What lies from the line containing "Emit a web page" through the line containing "const yTicks = [0.6, 0.7, 0.8, 0.9, 1];"? Print exactly those lines, with both ends, and no others.

Task data:
##############################
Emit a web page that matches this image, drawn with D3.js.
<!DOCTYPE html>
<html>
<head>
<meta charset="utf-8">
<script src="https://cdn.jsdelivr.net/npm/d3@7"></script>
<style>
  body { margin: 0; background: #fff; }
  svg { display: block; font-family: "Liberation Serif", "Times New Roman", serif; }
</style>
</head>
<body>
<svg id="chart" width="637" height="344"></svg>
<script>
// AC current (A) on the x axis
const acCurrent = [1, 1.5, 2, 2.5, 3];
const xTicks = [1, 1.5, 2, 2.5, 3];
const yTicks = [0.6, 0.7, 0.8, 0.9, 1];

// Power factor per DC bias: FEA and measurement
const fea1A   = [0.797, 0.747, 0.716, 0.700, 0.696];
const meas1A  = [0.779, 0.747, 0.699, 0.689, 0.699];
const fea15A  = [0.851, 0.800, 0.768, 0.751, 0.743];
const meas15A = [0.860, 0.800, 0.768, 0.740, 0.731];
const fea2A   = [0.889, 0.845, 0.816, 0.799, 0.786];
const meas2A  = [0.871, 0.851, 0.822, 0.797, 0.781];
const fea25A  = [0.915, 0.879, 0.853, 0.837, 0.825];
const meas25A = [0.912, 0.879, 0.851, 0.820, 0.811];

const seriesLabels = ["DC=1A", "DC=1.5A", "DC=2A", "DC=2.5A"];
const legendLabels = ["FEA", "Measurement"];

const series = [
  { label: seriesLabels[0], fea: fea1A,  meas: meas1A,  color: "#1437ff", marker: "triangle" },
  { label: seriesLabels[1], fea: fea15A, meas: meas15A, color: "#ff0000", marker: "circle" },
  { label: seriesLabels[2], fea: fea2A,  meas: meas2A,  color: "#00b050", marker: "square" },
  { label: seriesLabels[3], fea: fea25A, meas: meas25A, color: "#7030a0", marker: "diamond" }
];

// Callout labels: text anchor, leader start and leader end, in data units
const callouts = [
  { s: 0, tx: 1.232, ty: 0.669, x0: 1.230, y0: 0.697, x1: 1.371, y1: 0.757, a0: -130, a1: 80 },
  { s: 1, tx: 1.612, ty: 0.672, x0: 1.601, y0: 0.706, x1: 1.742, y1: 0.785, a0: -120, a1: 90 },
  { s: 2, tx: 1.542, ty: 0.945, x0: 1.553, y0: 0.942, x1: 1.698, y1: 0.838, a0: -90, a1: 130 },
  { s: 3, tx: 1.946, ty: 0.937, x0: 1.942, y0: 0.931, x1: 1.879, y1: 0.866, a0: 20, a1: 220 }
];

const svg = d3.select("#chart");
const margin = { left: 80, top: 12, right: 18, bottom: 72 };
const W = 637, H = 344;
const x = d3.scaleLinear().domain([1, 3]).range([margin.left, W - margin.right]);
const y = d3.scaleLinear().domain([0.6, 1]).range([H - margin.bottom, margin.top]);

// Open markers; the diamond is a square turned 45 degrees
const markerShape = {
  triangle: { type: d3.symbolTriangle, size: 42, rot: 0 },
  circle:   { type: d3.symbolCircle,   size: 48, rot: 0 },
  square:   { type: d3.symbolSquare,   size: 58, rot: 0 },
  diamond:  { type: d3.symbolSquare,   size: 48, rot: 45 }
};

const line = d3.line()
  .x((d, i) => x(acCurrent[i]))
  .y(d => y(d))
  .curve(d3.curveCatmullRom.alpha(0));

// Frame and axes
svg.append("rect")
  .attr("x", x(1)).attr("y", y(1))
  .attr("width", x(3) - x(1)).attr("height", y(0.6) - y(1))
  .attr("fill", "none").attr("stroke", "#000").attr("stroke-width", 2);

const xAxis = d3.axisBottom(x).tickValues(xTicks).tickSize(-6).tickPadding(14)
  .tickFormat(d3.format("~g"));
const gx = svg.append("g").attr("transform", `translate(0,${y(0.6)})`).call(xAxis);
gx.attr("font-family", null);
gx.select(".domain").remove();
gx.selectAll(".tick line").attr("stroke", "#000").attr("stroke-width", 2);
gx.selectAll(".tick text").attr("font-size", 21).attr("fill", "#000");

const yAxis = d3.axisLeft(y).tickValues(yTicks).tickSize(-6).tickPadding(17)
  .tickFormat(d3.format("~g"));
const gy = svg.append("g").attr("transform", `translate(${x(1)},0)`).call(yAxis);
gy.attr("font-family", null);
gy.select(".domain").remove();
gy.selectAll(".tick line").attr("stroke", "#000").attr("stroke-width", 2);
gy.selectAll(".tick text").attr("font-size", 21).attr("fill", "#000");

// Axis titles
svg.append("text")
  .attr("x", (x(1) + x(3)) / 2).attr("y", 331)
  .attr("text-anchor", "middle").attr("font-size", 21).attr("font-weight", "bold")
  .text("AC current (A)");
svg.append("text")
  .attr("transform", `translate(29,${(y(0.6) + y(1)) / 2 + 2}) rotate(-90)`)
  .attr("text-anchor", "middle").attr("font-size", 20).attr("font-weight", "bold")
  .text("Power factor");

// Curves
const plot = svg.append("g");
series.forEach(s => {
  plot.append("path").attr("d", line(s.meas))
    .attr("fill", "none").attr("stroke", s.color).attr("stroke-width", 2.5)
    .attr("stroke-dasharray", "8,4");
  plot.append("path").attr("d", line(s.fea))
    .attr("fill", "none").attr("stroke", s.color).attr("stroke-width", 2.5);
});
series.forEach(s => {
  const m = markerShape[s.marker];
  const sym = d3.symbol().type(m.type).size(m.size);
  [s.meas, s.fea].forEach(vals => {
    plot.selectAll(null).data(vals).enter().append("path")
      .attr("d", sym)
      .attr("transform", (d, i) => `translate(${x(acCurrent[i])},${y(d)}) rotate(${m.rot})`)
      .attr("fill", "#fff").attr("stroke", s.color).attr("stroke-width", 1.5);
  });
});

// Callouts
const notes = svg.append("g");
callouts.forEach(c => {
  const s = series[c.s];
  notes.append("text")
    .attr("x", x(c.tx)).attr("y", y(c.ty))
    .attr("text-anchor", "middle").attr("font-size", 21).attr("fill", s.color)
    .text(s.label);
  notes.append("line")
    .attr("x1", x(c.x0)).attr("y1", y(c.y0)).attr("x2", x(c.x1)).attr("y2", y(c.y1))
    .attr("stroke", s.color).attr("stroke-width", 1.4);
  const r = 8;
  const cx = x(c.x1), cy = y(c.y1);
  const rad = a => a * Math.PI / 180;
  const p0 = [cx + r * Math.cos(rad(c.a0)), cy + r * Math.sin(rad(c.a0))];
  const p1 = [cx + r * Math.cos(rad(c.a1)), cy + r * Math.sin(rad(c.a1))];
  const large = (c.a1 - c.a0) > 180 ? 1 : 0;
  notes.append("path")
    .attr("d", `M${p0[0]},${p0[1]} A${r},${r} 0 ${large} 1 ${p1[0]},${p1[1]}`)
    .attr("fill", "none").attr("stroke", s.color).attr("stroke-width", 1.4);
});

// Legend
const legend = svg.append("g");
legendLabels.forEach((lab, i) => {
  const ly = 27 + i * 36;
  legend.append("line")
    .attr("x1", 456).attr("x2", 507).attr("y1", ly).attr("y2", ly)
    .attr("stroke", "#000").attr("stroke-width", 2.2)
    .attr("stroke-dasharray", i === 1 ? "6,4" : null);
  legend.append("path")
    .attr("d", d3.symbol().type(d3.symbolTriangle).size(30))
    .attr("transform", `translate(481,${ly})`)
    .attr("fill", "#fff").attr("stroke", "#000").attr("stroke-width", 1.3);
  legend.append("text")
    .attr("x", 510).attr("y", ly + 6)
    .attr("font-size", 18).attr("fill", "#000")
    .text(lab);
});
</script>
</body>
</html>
##############################
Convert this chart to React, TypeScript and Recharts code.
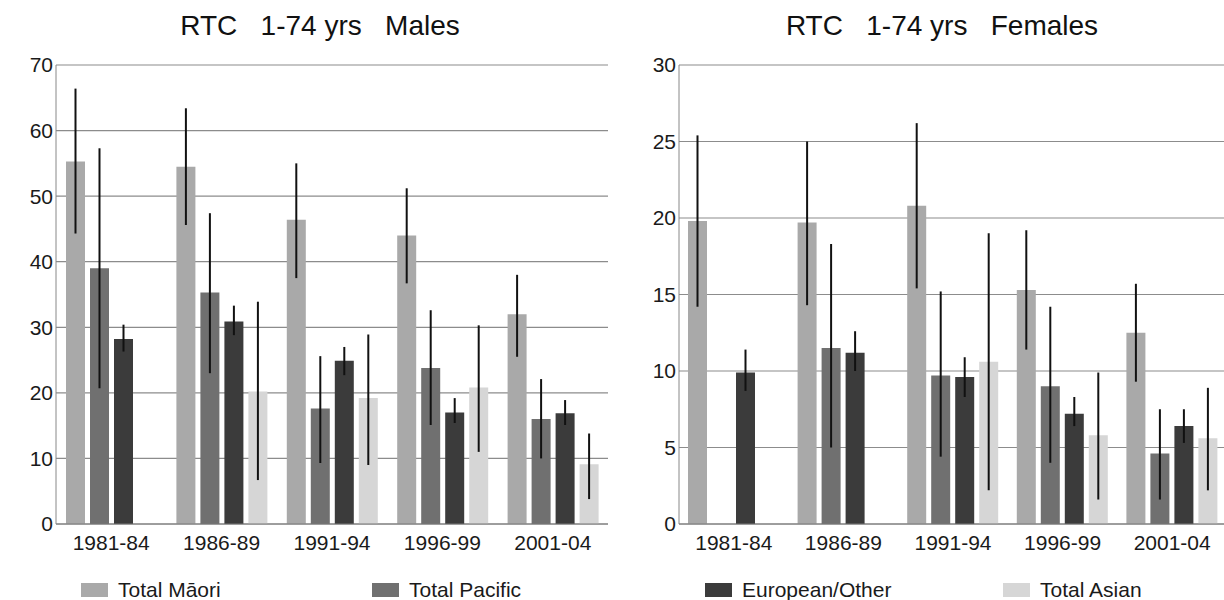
##############################
Solution below:
Emit a web page that matches this image, drawn with D3.js.
<!DOCTYPE html>
<html>
<head>
<meta charset="utf-8">
<script src="https://cdn.jsdelivr.net/npm/d3@7"></script>
<style>
  body { margin: 0; background: #fff; }
  svg { display: block; font-family: "Liberation Serif", "Times New Roman", serif; }
</style>
</head>
<body>
<svg id="chart" width="637" height="344"></svg>
<script>
// AC current (A) on the x axis
const acCurrent = [1, 1.5, 2, 2.5, 3];
const xTicks = [1, 1.5, 2, 2.5, 3];
const yTicks = [0.6, 0.7, 0.8, 0.9, 1];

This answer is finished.